Caroline Stam is a Dutch classical soprano who has an international (European) performing career specializing in baroque repertoire, reinforced by a distinguished presence in modern recordings (see below).[1]
Caroline Stam studied voice at the Sweelinck Conservatory Amsterdam with Erna Spoorenberg, graduated with honours, and continued in master classes with Elly Ameling.[2]
She has performed in recital in Germany, France, Spain and Great Britain with conductors such as Iván Fischer, David Willcocks and Ton Koopman. She appeared at the Festivals La Folle Journée in Nantes and the Bremer Bachfest. In 1995 she won first prize at the Grimsby International Competition in the categories Soprano as well as interpretation of French Lieder.[3]
On the opera stage she appeared as Pamina in Mozart's The Magic Flute, Clarijn in Der Spiegel von Venedig of Hendrik Andriessen, Ninfa in Monteverdi's L'Orfeo, Belinda in Purcell's Dido and Aeneas, Dorinda in Handel's Orlando and Hélène in Chabrier's Une éducation manquée.[3] She performs baroque oratorio and passion-music often, for instance (2009) Bach's Christmas Oratorio,[4] St Matthew Passion[5] and St John Passion, Handel's Messiah, Israel in Egypt[6] and Jephtha,[6] and Classical works including Haydn's The Creation[7] and Theresienmesse[8] but also Romantic repertoire such as Brahms's Ein Deutsches Requiem.[6]

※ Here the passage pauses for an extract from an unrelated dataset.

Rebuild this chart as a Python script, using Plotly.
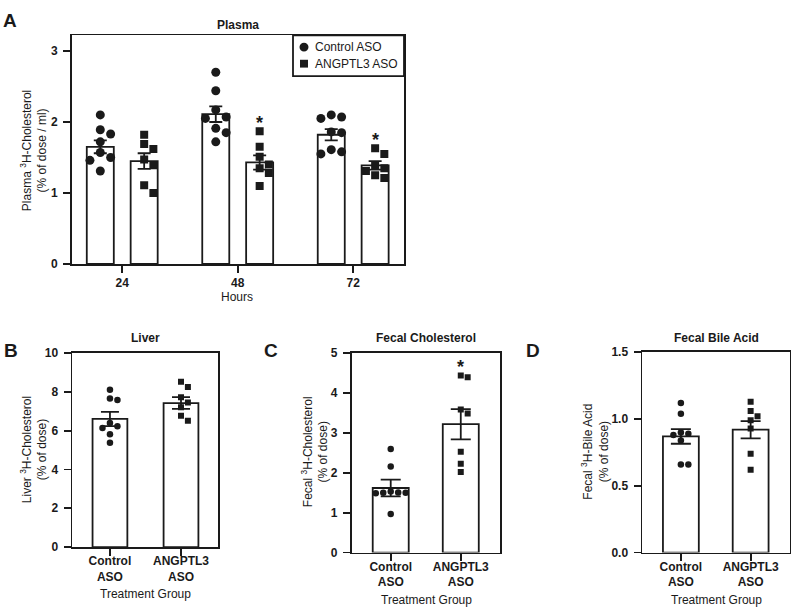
import math
import plotly.graph_objects as go

W, H = 791, 615
FONT = "Liberation Sans, Arial, Helvetica, sans-serif"
INK = "#1a1a1a"
LW = 1.8

# ---------------- data ----------------
series_names = ["Control ASO", "ANGPTL3 ASO"]
group_labels = ["Control<br>ASO", "ANGPTL3<br>ASO"]

# Panel A - Plasma
hours = ["24", "48", "72"]
plasma_ctrl_points = [
    [2.10, 1.89, 1.83, 1.72, 1.57, 1.50, 1.46, 1.31],
    [2.70, 2.44, 2.17, 2.07, 2.05, 1.91, 1.85, 1.72],
    [2.10, 2.07, 2.05, 1.86, 1.85, 1.61, 1.58, 1.55],
]
plasma_ang_points = [
    [1.82, 1.69, 1.62, 1.47, 1.39, 1.11, 1.00],
    [1.87, 1.65, 1.51, 1.40, 1.35, 1.28, 1.10],
    [1.63, 1.55, 1.38, 1.35, 1.31, 1.25, 1.21],
]
plasma_ctrl_mean = [1.65, 2.11, 1.82]
plasma_ctrl_sem = [0.09, 0.11, 0.08]
plasma_ang_mean = [1.45, 1.43, 1.39]
plasma_ang_sem = [0.11, 0.10, 0.06]
plasma_ang_sig = [False, True, True]

# Panel B - Liver
liver_points = [
    [8.10, 7.65, 7.57, 6.39, 6.23, 6.14, 5.81, 5.37],
    [8.52, 8.24, 7.72, 7.45, 7.20, 6.76, 6.51],
]
liver_mean = [6.60, 7.42]
liver_sem = [0.37, 0.30]
liver_sig = [False, False]

# Panel C - Fecal cholesterol
fchol_points = [
    [2.60, 2.16, 1.53, 1.51, 1.50, 1.50, 1.49, 0.97],
    [4.44, 4.40, 3.59, 3.49, 2.53, 2.23, 2.02],
]
fchol_mean = [1.62, 3.22]
fchol_sem = [0.21, 0.38]
fchol_sig = [False, True]

# Panel D - Fecal bile acid
fba_points = [
    [1.12, 1.04, 0.90, 0.89, 0.88, 0.84, 0.66, 0.66],
    [1.13, 1.06, 1.02, 0.99, 0.93, 0.74, 0.62],
]
fba_mean = [0.87, 0.92]
fba_sem = [0.055, 0.065]
fba_sig = [False, False]

# ---------------- layout geometry (pixels) ----------------
geom = {
    "A": dict(xpx=(72, 404), ypx=(29, 263), xr=(-0.435, 2.44), yr=(0, 3.22), ax=""),
    "B": dict(xpx=(72.3, 218.3), ypx=(354, 552.7), xr=(-0.53, 1.525), yr=(0, 10), ax="2"),
    "C": dict(xpx=(351.7, 500), ypx=(354.3, 558.3), xr=(-0.557, 1.56), yr=(0, 5), ax="3"),
    "D": dict(xpx=(642.3, 789.5), ypx=(353.3, 558.3), xr=(-0.553, 1.557), yr=(0, 1.5), ax="4"),
}
for g in geom.values():
    g["ppx"] = (g["xpx"][1] - g["xpx"][0]) / (g["xr"][1] - g["xr"][0])
    g["ppy"] = (g["ypx"][1] - g["ypx"][0]) / (g["yr"][1] - g["yr"][0])


def swarm(values, center, ppx, ppy, diam):
    step = diam * 1.15
    placed = []
    xs = [0.0] * len(values)
    order = sorted(range(len(values)), key=lambda k: -values[k])
    for k in order:
        ypx = values[k] * ppy
        chosen = 0.0
        for m in [0, 1, -1, 2, -2, 3, -3]:
            xpx = m * step
            if all(math.hypot(xpx - px, ypx - py) >= diam for px, py in placed):
                chosen = xpx
                break
        placed.append((chosen, ypx))
        xs[k] = center + chosen / ppx
    return xs


fig = go.Figure()
annotations = []
shapes = []


def add_group(panel, xc, mean, sem, pts, symbol, msize, barw, cap, name, sig):
    g = geom[panel]
    xa, ya = "x" + g["ax"], "y" + g["ax"]
    fig.add_trace(go.Bar(
        x=[xc], y=[mean], width=barw, xaxis=xa, yaxis=ya,
        marker=dict(color="white", line=dict(color=INK, width=LW)),
        error_y=dict(type="data", array=[sem], visible=True, color=INK, thickness=LW, width=cap),
        showlegend=False, hoverinfo="skip",
    ))
    xs = swarm(pts, xc, g["ppx"], g["ppy"], msize)
    fig.add_trace(go.Scatter(
        x=xs, y=pts, mode="markers", xaxis=xa, yaxis=ya, name=name,
        showlegend=False,
        marker=dict(symbol=symbol, size=msize, color=INK, line=dict(width=0)),
        hoverinfo="skip",
    ))
    if sig:
        annotations.append(dict(
            x=xc, y=max(pts) + 14 / g["ppy"], xref=xa, yref=ya, text="*",
            showarrow=False, font=dict(family=FONT, size=18, color=INK, weight="bold"),
            yanchor="middle", yshift=-5,
        ))


# Panel A
off = 0.19
for i in range(len(hours)):
    add_group("A", i - off, plasma_ctrl_mean[i], plasma_ctrl_sem[i], plasma_ctrl_points[i],
              "circle", 9, 0.234, 6.5, series_names[0], False)
    add_group("A", i + off, plasma_ang_mean[i], plasma_ang_sem[i], plasma_ang_points[i],
              "square", 8, 0.234, 6.5, series_names[1], plasma_ang_sig[i])

# Panels B, C, D
symbols = ["circle", "square"]
for panel, pts, means, sems, sigs, bw, cap in [
    ("B", liver_points, liver_mean, liver_sem, liver_sig, 0.49, 9),
    ("C", fchol_points, fchol_mean, fchol_sem, fchol_sig, 0.514, 10),
    ("D", fba_points, fba_mean, fba_sem, fba_sig, 0.514, 10),
]:
    for j in range(2):
        add_group(panel, j, means[j], sems[j], pts[j], symbols[j], 6.5 if j == 0 else 6,
                  bw, cap, series_names[j], sigs[j])


def axis_common():
    return dict(showline=True, linecolor=INK, linewidth=LW, mirror=True,
                ticks="outside", ticklen=7, tickwidth=LW, tickcolor=INK,
                showgrid=False, zeroline=False, fixedrange=True,
                tickfont=dict(family=FONT, size=12, color=INK, weight="bold"))


layout_axes = {}
xticks = {"A": (list(range(len(hours))), hours),
          "B": ([0, 1], group_labels), "C": ([0, 1], group_labels), "D": ([0, 1], group_labels)}
yticks = {"A": [0, 1, 2, 3], "B": [0, 2, 4, 6, 8, 10], "C": [0, 1, 2, 3, 4, 5], "D": [0, 0.5, 1.0, 1.5]}
for panel, g in geom.items():
    xd = [g["xpx"][0] / W, g["xpx"][1] / W]
    yd = [1 - g["ypx"][1] / H, 1 - g["ypx"][0] / H]
    xk = "xaxis" + g["ax"]
    yk = "yaxis" + g["ax"]
    xa = axis_common()
    xa.update(domain=xd, range=list(g["xr"]), anchor="y" + g["ax"],
              tickmode="array", tickvals=xticks[panel][0], ticktext=xticks[panel][1])
    if panel != "A":
        xa["ticklabelstandoff"] = -5
    ya = axis_common()
    ya.update(domain=yd, range=list(g["yr"]), anchor="x" + g["ax"],
              tickmode="array", tickvals=yticks[panel], ticklabelstandoff=3)
    if panel == "D":
        ya["tickformat"] = ".1f"
    layout_axes[xk] = xa
    layout_axes[yk] = ya


def txt(x, y, text, size=12, bold=False, angle=0, xanchor="center"):
    annotations.append(dict(
        x=x / W, y=1 - y / H, xref="paper", yref="paper", text=text, showarrow=False,
        textangle=angle, xanchor=xanchor, yanchor="middle",
        font=dict(family=FONT, size=size, color=INK, weight="bold" if bold else "normal"),
    ))


# panel letters
txt(1, 14, "A", 19, True, xanchor="left")
txt(2, 352, "B", 19, True, xanchor="left")
txt(262, 352, "C", 19, True, xanchor="left")
txt(524, 352, "D", 19, True, xanchor="left")

# titles
txt(238, 18, "Plasma", 12, True)
txt(145.3, 339, "Liver", 12, True)
txt(426, 339, "Fecal Cholesterol", 12, True)
txt(716, 339, "Fecal Bile Acid", 12, True)

# axis titles
txt(33.5, 147, "Plasma <sup>3</sup>H-Cholesterol<br>(% of dose / ml)", 12, angle=-90)
txt(33.5, 453, "Liver <sup>3</sup>H-Cholesterol<br>(% of dose)", 12, angle=-90)
txt(314.5, 455, "Fecal <sup>3</sup>H-Cholesterol<br>(% of dose)", 12, angle=-90)
txt(595, 455, "Fecal <sup>3</sup>H-Bile Acid<br>(% of dose)", 12, angle=-90)
txt(237, 297, "Hours", 12)
txt(145.3, 601, "Treatment Group", 12)
txt(426, 607, "Treatment Group", 12)
txt(716, 607, "Treatment Group", 12)

# legend (panel A)
leg_x0, leg_x1, leg_y0, leg_y1 = 293, 404, 29, 70.7
shapes.append(dict(type="rect", xref="paper", yref="paper",
                   x0=leg_x0 / W, x1=leg_x1 / W, y0=1 - leg_y1 / H, y1=1 - leg_y0 / H,
                   line=dict(color=INK, width=LW), fillcolor="white", layer="above"))
leg_rows = [41, 58]
r = 4.5
shapes.append(dict(type="circle", xref="paper", yref="paper",
                   x0=(304 - r) / W, x1=(304 + r) / W, y0=1 - (leg_rows[0] + r) / H, y1=1 - (leg_rows[0] - r) / H,
                   line=dict(color=INK, width=0), fillcolor=INK, layer="above"))
s = 4
shapes.append(dict(type="rect", xref="paper", yref="paper",
                   x0=(304 - s) / W, x1=(304 + s) / W, y0=1 - (leg_rows[1] + s) / H, y1=1 - (leg_rows[1] - s) / H,
                   line=dict(color=INK, width=0), fillcolor=INK, layer="above"))
for name, yy in zip(series_names, leg_rows):
    txt(313, yy, name, 12, xanchor="left")

fig.update_layout(
    width=W, height=H, margin=dict(l=0, r=0, t=0, b=0),
    paper_bgcolor="white", plot_bgcolor="white",
    font=dict(family=FONT, size=12, color=INK),
    barmode="overlay",
    showlegend=False,
    annotations=annotations,
    shapes=shapes,
    **layout_axes,
)

fig.write_html(
    "out.html",
    config={"displayModeBar": False, "staticPlot": True},
    post_script="document.body.style.margin='0px';document.body.style.overflow='hidden';",
)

She sang as soloist in several sections of the project of Ton Koopman to record the complete vocal works of Johann Sebastian Bach with the Amsterdam Baroque Orchestra & Choir, herself a member of the choir since it was founded in 1992. With them she had a part in the 1994 recording of Henry Purcell's opera The Fairy-Queen.[9] She is the principal soprano in Jos van Veldhoven's recording of the Bach St. John Passion with the Netherlands Bach Society.[10] In 2001, with the Utrecht Barok Consort under van Veldhoven at Utrecht and Amsterdam, she gave performances of the rarely-heard oratorio La Morte di Abele (1732) by the Neapolitan Leonardo Leo.[11]
She records with Camerata Trajectina, for instance in Songs of Jacob Cats and Dutch Theatre Music 1600-1650, and with them took part in the 2006 recorded reconstruction of Johan Schenck's early opera Bacchus, Ceres & Venus, for Louis Peter Grijp.[12] She is also a soloist in the ongoing project Dieterich Buxtehude – Opera Omnia with Koopman to record the complete works of Dieterich Buxtehude, and took part in the presentation of the oratorio attributed to him, Wacht! Euch zum Streit gefasset macht under Koopman's direction at the Holland Festival of Early Music at the Muziekcentrum Vredenburg for the Utrecht Festival in 2005.[13] She also participated in Koopman's reconstruction of Bach's St Mark Passion.[14]